CAP Theorem
The CAP theorem states that a distributed data store can provide at most two of three guarantees: Consistency, Availability, and Partition Tolerance — and since network partitions are inevitable, the real choice is between consistency and availability during a partition.
Proposed by Eric Brewer in 2000 and proven by Gilbert and Lynch in 2002, CAP says a distributed system can guarantee at most two of: Consistency (every read gets the most recent write), Availability (every request gets a response), and Partition Tolerance (the system works despite network failures between nodes). Since network partitions will happen in any distributed system, the practical choice is CP (consistent but may reject requests during partitions — e.g., HBase, MongoDB with majority reads) or AP (available but may return stale data — e.g., Cassandra, DynamoDB). Most real systems are tunable rather than strictly CP or AP.
Tradeoffs
Strengths of CP Systems
- Data correctness guaranteed — critical for financial, inventory, and coordination systems
- Easier to reason about — no stale reads or conflicting writes
- Supports strong transactions (serializable isolation)
Weaknesses of CP Systems
- Higher latency (consensus rounds between replicas)
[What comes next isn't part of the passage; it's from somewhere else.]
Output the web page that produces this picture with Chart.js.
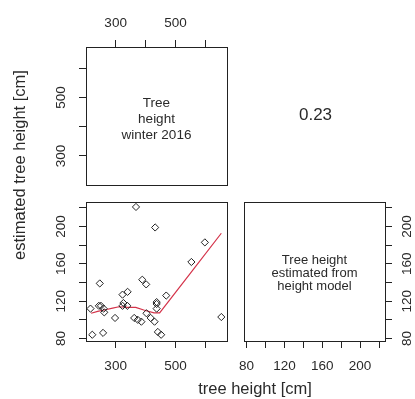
<!DOCTYPE html>
<html>
<head>
<meta charset="utf-8">
<script src="https://cdn.jsdelivr.net/npm/chart.js@4"></script>
<style>
  body { margin: 0; background: #fff; }
  #wrap { position: relative; width: 415px; height: 399px; overflow: hidden; }
  #wrap canvas { position: absolute; left: 0; top: 0; }
</style>
</head>
<body>
<div id="wrap">
  <canvas id="c-top" width="415" height="399"></canvas>
  <canvas id="c-scatter" width="415" height="399"></canvas>
  <canvas id="c-est" width="415" height="399"></canvas>
</div>
<script>
// ---- data ----
const treeHeight = [368, 432, 598, 553, 247, 389, 402, 323, 340, 469, 437, 437, 437, 216, 244, 251, 260, 262,
                    323, 326, 339, 298, 362, 374, 386, 403, 417, 430, 441, 452, 222, 258, 653];
const estHeight  = [221, 199, 183, 162, 139, 143, 138, 127, 130, 126, 119, 117, 112, 112, 115, 115, 112, 108,
                    115, 118, 115, 102, 102, 100, 98, 107, 102, 98, 87, 84, 84, 86, 103];

// lowess smoother (red line)
const smoothX = [218, 240, 262, 290, 311, 340, 367, 394, 428, 447, 550, 653];
const smoothY = [107, 109, 110.5, 112.5, 114, 113.4, 113.4, 110.5, 107.5, 107.5, 150, 192.8];

const heightTicks = [300, 500];
const estTicks = [80, 120, 160, 200];
const heightRange = [201, 672];
const estRange = [77.3, 226.3];

const FONT = '"Liberation Sans", Arial, sans-serif';
const TICK_FONT = '13.5px ' + FONT;
const INK = '#222';

// box, tick labels and free text for one panel
const panelDecor = {
  id: 'panelDecor',
  afterDraw(chart, args, o) {
    const ctx = chart.ctx, a = chart.chartArea;
    ctx.save();
    ctx.strokeStyle = INK;
    ctx.lineWidth = 1;
    if (o.box) {
      ctx.strokeRect(Math.round(a.left) + 0.5, Math.round(a.top) + 0.5,
                     Math.round(a.right - a.left), Math.round(a.bottom - a.top));
    }
    ctx.fillStyle = '#2a2a2a';
    ctx.font = TICK_FONT;
    ctx.textAlign = 'center';
    ctx.textBaseline = 'middle';
    (o.tickLabels || []).forEach(t => {
      const s = chart.scales[t.scale];
      t.values.forEach(v => {
        const p = s.getPixelForValue(v);
        if (t.side === 'top') ctx.fillText(String(v), p, a.top - 24);
        else if (t.side === 'bottom') ctx.fillText(String(v), p, a.bottom + 25.5);
        else {
          const x = t.side === 'left' ? a.left - 24.5 : a.right + 22;
          ctx.save();
          ctx.translate(x, p);
          ctx.rotate(-Math.PI / 2);
          ctx.fillText(String(v), 0, 0);
          ctx.restore();
        }
      });
    });
    (o.texts || []).forEach(t => {
      ctx.font = t.font;
      ctx.textBaseline = t.baseline || 'alphabetic';
      ctx.save();
      ctx.translate(t.x, t.y);
      if (t.rotate) ctx.rotate(t.rotate);
      ctx.fillText(t.text, 0, 0);
      ctx.restore();
    });
    ctx.restore();
  }
};

function axis(pos, range, step) {
  return {
    type: 'linear',
    position: pos,
    min: range[0],
    max: range[1],
    ticks: { display: false, stepSize: step, includeBounds: false },
    grid: { display: true, drawOnChartArea: false, drawTicks: true, tickLength: 7, color: INK, tickColor: INK },
    border: { display: false },
    afterFit(s) { if (s.isHorizontal()) s.height = 10; else s.width = 10; }
  };
}

function baseOptions(padding, scales, decor) {
  return {
    responsive: false,
    animation: false,
    devicePixelRatio: 1,
    layout: { padding: padding },
    scales: scales,
    plugins: { legend: { display: false }, tooltip: { enabled: false }, panelDecor: decor }
  };
}

// top-left: label panel for tree height
new Chart(document.getElementById('c-top'), {
  type: 'scatter',
  data: { datasets: [] },
  options: baseOptions(
    { left: 76, right: 188, top: 37, bottom: 214 },
    { x: axis('top', heightRange, 100), y: axis('left', heightRange, 100) },
    {
      box: true,
      tickLabels: [
        { scale: 'x', side: 'top', values: heightTicks },
        { scale: 'y', side: 'left', values: heightTicks }
      ],
      texts: [
        { text: 'Tree', x: 156.5, y: 106.5, font: '13.5px ' + FONT },
        { text: 'height', x: 156.5, y: 122.5, font: '13.5px ' + FONT },
        { text: 'winter 2016', x: 156.5, y: 138.5, font: '13.5px ' + FONT },
        { text: '0.23', x: 315.5, y: 115, font: '17px ' + FONT, baseline: 'middle' },
        { text: 'estimated tree height [cm]', x: 20, y: 165, font: '16.5px ' + FONT, baseline: 'middle', rotate: -Math.PI / 2 },
        { text: 'tree height [cm]', x: 255, y: 389, font: '16.5px ' + FONT, baseline: 'middle' }
      ]
    }
  ),
  plugins: [panelDecor]
});

// bottom-left: scatter with smoother
new Chart(document.getElementById('c-scatter'), {
  type: 'scatter',
  data: {
    datasets: [
      {
        data: treeHeight.map((h, i) => ({ x: h, y: estHeight[i] })),
        pointStyle: 'rectRot',
        pointRadius: 3.6,
        borderColor: INK,
        borderWidth: 1,
        backgroundColor: 'rgba(0,0,0,0)'
      },
      {
        type: 'line',
        data: smoothX.map((x, i) => ({ x: x, y: smoothY[i] })),
        borderColor: '#d4334a',
        borderWidth: 1.2,
        pointRadius: 0,
        fill: false,
        tension: 0
      }
    ]
  },
  options: baseOptions(
    { left: 76, right: 188, top: 202, bottom: 48 },
    { x: axis('bottom', heightRange, 100), y: axis('left', estRange, 20) },
    {
      box: true,
      tickLabels: [
        { scale: 'x', side: 'bottom', values: heightTicks },
        { scale: 'y', side: 'left', values: estTicks }
      ]
    }
  ),
  plugins: [panelDecor]
});

// bottom-right: label panel for estimated height
new Chart(document.getElementById('c-est'), {
  type: 'scatter',
  data: { datasets: [] },
  options: baseOptions(
    { left: 244, right: 20, top: 202, bottom: 48 },
    { x: axis('bottom', estRange, 20), y: axis('right', estRange, 20) },
    {
      box: true,
      tickLabels: [
        { scale: 'x', side: 'bottom', values: estTicks },
        { scale: 'y', side: 'right', values: estTicks }
      ],
      texts: [
        { text: 'Tree height', x: 314.5, y: 263.5, font: '13px ' + FONT },
        { text: 'estimated from', x: 314.5, y: 276.5, font: '13px ' + FONT },
        { text: 'height model', x: 314.5, y: 289.5, font: '13px ' + FONT }
      ]
    }
  ),
  plugins: [panelDecor]
});
</script>
</body>
</html>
- Reduced availability during partitions (some requests are rejected)
- More complex failure handling
Strengths of AP Systems
- Always responsive — better user experience during failures
- Lower latency (no cross-node coordination for reads)
- Better throughput at scale
Weaknesses of AP Systems
- Stale reads are possible and must be handled by the application
- Conflict resolution required (last-writer-wins, vector clocks, CRDTs)
- Harder to reason about correctness
Likely Follow-Up Questions
- Can you give an example of when you'd choose AP over CP?
- What's the difference between CAP consistency and ACID consistency?
- How does Google Spanner appear to violate CAP?
- What is eventual consistency and when is it acceptable?
- How does PACELC extend the CAP theorem?
- How would you handle a network partition in a payment system?